Elon Musk said he's constantly juggling his work at Tesla and SpaceX.

As the richest man in the world and the CEO of multiple companies, including Tesla and SpaceX, Musk said he tries to split his time evenly between the two companies, but it depends on "the kind of crisis of the moment."

"I triage the tasks and try to do the things that are most useful or where I'm most needed – it varies from one week to the next," he said on Monday at The Wall Street Journal's CEO Council Summit.

Musk said that he works seven days a week and some "pretty crazy hours." Historically, the CEO has said he has worked up to 20 hours a day. In 2018, Musk said on the podcast Recode Decode that his work at Tesla and SpaceX sometimes drove him to sleep on his factory's floor and work over 120 hours a week. Though, the CEO said later that year that he scaled back to 80 to 90-hour work weeks.

"Nobody ever changed the world on 40 hours a week," Musk said at the time.

Most recently, Musk has had to focus his attention on a "crisis" at SpaceX. During The Wall Street Journal conference, Musk said that SpaceX's Starship spaceship has consumed a large portion of his time.

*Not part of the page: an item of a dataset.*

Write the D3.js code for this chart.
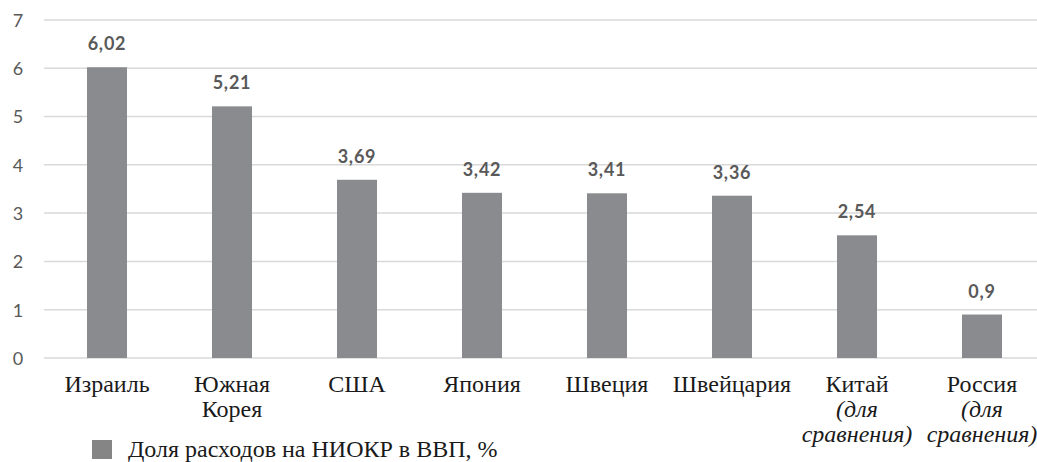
<!DOCTYPE html>
<html>
<head>
<meta charset="utf-8">
<script src="https://cdn.jsdelivr.net/npm/d3@7"></script>
<style>
  html, body { margin: 0; padding: 0; background: #fff; }
  svg { display: block; }
</style>
</head>
<body>
<svg id="chart" width="1037" height="462"></svg>
<script>
// R&D spending as a share of GDP, %
const countries = ["Израиль", "Южная Корея", "США", "Япония", "Швеция", "Швейцария", "Китай", "Россия"];
// label lines: [text, italic]
const labelLines = [
  [["Израиль", false]],
  [["Южная", false], ["Корея", false]],
  [["США", false]],
  [["Япония", false]],
  [["Швеция", false]],
  [["Швейцария", false]],
  [["Китай", false], ["(для", true], ["сравнения)", true]],
  [["Россия", false], ["(для", true], ["сравнения)", true]]
];
const values = [6.02, 5.21, 3.69, 3.42, 3.41, 3.36, 2.54, 0.9];
const valueLabels = ["6,02", "5,21", "3,69", "3,42", "3,41", "3,36", "2,54", "0,9"];
const yTicks = [0, 1, 2, 3, 4, 5, 6, 7];
const legendLabel = "Доля расходов на НИОКР в ВВП, %";

const svg = d3.select("#chart");

const x = d3.scaleBand()
  .domain(countries)
  .range([44.5, 1044.5])
  .paddingInner(0.68)
  .paddingOuter(0.34);

const y = d3.scaleLinear()
  .domain([0, 7])
  .range([358, 19.9]);

// horizontal gridlines
svg.append("g")
  .selectAll("line")
  .data(yTicks)
  .join("line")
  .attr("x1", 44)
  .attr("x2", 1037)
  .attr("y1", d => y(d))
  .attr("y2", d => y(d))
  .attr("stroke", "#d9d9d9")
  .attr("stroke-width", 1.5);

// y axis labels
const yAxis = svg.append("g")
  .attr("transform", "translate(18,0)")
  .call(d3.axisLeft(y).tickValues(yTicks).tickFormat(d3.format("d")).tickSize(0).tickPadding(0));
yAxis.select(".domain").remove();
yAxis.selectAll("text")
  .attr("text-anchor", "middle")
  .attr("fill", "#595959")
  .attr("font-family", "Lato, 'Open Sans', sans-serif")
  .attr("font-size", 18)
  .attr("dy", "0.35em");

// bars
svg.append("g")
  .selectAll("rect")
  .data(values)
  .join("rect")
  .attr("x", (d, i) => x(countries[i]))
  .attr("width", x.bandwidth())
  .attr("y", d => y(d))
  .attr("height", d => y(0) - y(d))
  .attr("fill", "#8a8b8e");

// value labels
svg.append("g")
  .selectAll("text")
  .data(values)
  .join("text")
  .attr("x", (d, i) => x(countries[i]) + x.bandwidth() / 2)
  .attr("y", d => y(d) - 17)
  .attr("text-anchor", "middle")
  .attr("fill", "#595959")
  .attr("font-family", "Lato, 'Open Sans', sans-serif")
  .attr("font-weight", "bold")
  .attr("font-size", 18)
  .attr("letter-spacing", 0.8)
  .text((d, i) => valueLabels[i]);

// category labels
const cat = svg.append("g")
  .selectAll("text")
  .data(countries)
  .join("text")
  .attr("x", d => x(d) + x.bandwidth() / 2)
  .attr("y", 392)
  .attr("text-anchor", "middle")
  .attr("fill", "#1a1a1a")
  .attr("font-family", "'Liberation Serif', 'Times New Roman', serif")
  .attr("font-size", 24);
cat.each(function(d, i) {
  const t = d3.select(this);
  labelLines[i].forEach(([line, italic], k) => {
    t.append("tspan")
      .attr("x", x(d) + x.bandwidth() / 2)
      .attr("dy", k === 0 ? 0 : 25)
      .attr("font-style", italic ? "italic" : "normal")
      .text(line);
  });
});

// legend
svg.append("rect")
  .attr("x", 92)
  .attr("y", 440)
  .attr("width", 20)
  .attr("height", 19)
  .attr("fill", "#858585");
svg.append("text")
  .attr("x", 128)
  .attr("y", 457)
  .attr("fill", "#1a1a1a")
  .attr("font-family", "'Liberation Serif', 'Times New Roman', serif")
  .attr("font-size", 24)
  .text(legendLabel);
</script>
</body>
</html>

In November, Musk said that SpaceX planned to launch Starship into orbit by January or February. On Monday, Musk expressed doubt as to whether Starship would be able to launch in 2022 at all.

"This absorbs more of my mental energy than probably any other single thing," he said. "It is so preposterously difficult, that there are times where I wonder whether we can actually do this."

Musk expressed concern over SpaceX's progress with the engines for the Starship rocket last month. Over Thanksgiving weekend, Musk sent a company-wide email saying SpaceX faces a "risk of bankruptcy" if it cannot achieve a flight rate for its Starship rocket of at least once every two weeks in 2022. As a result, Musk and SpaceX employees worked over the holiday weekend to fix the engine-production issue.

Tesla and SpaceX are not the only companies in which Musk is heavily involved. The billionaire is also the CEO of Neuralink, a company that is developing implantable brain chips, and The Boring Company, a tunnel-construction company.

Much like Tesla and SpaceX, Musk's other two companies also have lofty goals. Musk has said that he plans for Neuralink to begin implanting chips in human brains within the next year. Similarly, The Boring Company is working on multiple hyperloop projects in Las Vegas and California.